Around Valencia, Button held on for dear-life as his McLaren bounced around, the aerodynamics unable to get the airflow they needed. Hamilton muscled his car around more, but always on the edge of breaking it. When the brakes overheated and he was told to look after them, his response was "I can't go any slower." When he was told it was OK to push, he said "I can't go any faster." That he tucked in behind Alonso - who seems to have tamed the prancing horse - owed much to Massa's pit crew who fumbled a stop, cost the second Ferrari five seconds which was almost exactly the time Hamilton managed to stay ahead of him.

Schumacher slid into Petrov, came off worse, had to pit for a new nose and eventually finished 17th.
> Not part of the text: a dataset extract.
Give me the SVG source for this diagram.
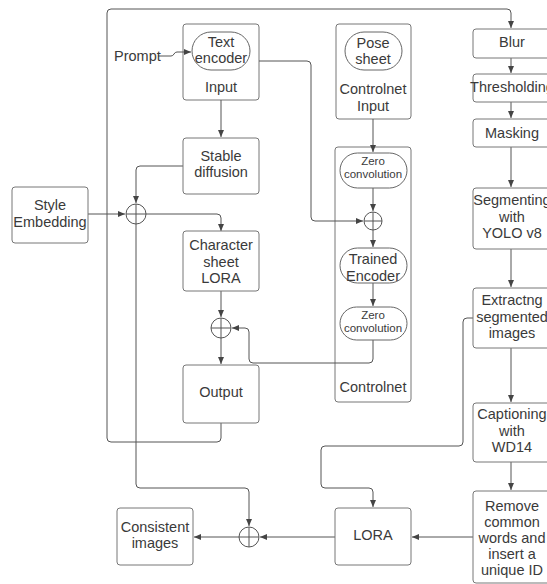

But the most startling aspect of that was Schumacher's reaction: " I locked the front wheel and slipped into him, which was clearly my mistake." Has he been taking PR lessons? Or is the recent firmness of the stewards to what often appear to be racing incidents beginning to make their mark on even the hardened drivers?

There were two especially interesting aspects to this race: first, there were no DNFs: all 24 starters finished; secondly, there were far less marbles - despite the twisty nature of the street circuit, than at previous races meaning that the racing line was wider and therefore overtaking was less risky.
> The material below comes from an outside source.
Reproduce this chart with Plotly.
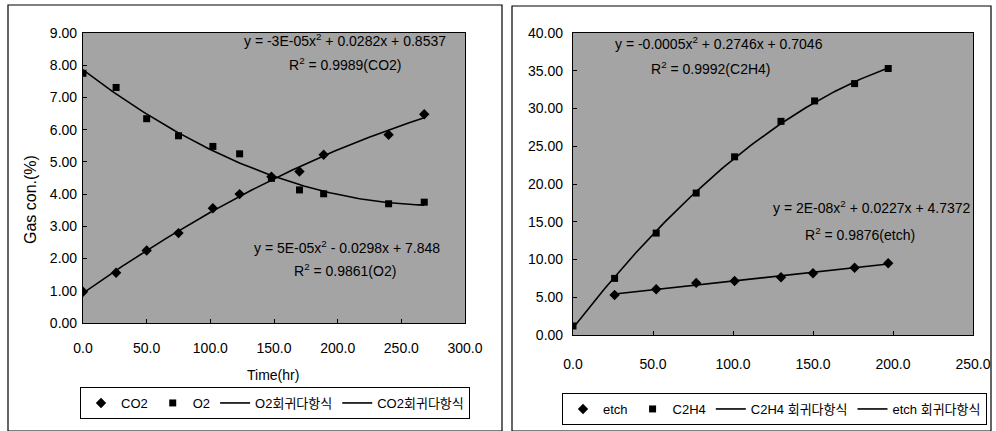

Webber says he made a mistake at the last pit stop - he was concerned as to the performance of the harder "prime" tyre which had shown a significant performance difference compared to the softer Option tyre in practice. So he stayed on worn rubber until the gap between the two narrowed. But it turned out that, in race conditions, especially on the out lap, the prime was quicker than expected and Webber is sure that his decision awarded second place to Alonso: other than that, the Aussie says it was his best race of the season, that the car did as he asked it (a novelty) at the track where he went spectacularly aerobatic last year.

Button on the other hand was in an uncharacteristic moany mood: all the more obvious after his elation in Montreal. For Button, "the highlight of the race for me" was passing Rosberg who had held him up for several laps after Button was squeezed out on the first corner. "I didn’t have enough straight-line speed to be able to overtake him easily, but I braked really late and got him into Turn Two, which I don’t think he was expecting." Aside from that, both McLaren drivers complained that the car didn't like the tyres, then Button's KERS went off. He was, he said "surprised" to finish only eight seconds behind Massa's Ferrari.

But the star performer was Torro Rosso's Jaime Alguersuari. Starting in 18th, he made less pit stops than anyone else, rove a slower car with worn out tyres using every bit as much commitment as those with far more experience. He finished just behind Rosberg who had passed him only as his tyres all but gave up any pretence at gripping the track. He credits his win to the team saying "It definitely paid off to concentrate on race set-up," a hint to a decision to compromise qualifying for race pace. On a street circuit, where overtaking is difficult, that would mean buying time with less pit-stops and inheriting places from those in the pits or in the wall. It was a brave gamble and Alguersuari's humility belies his supreme contribution.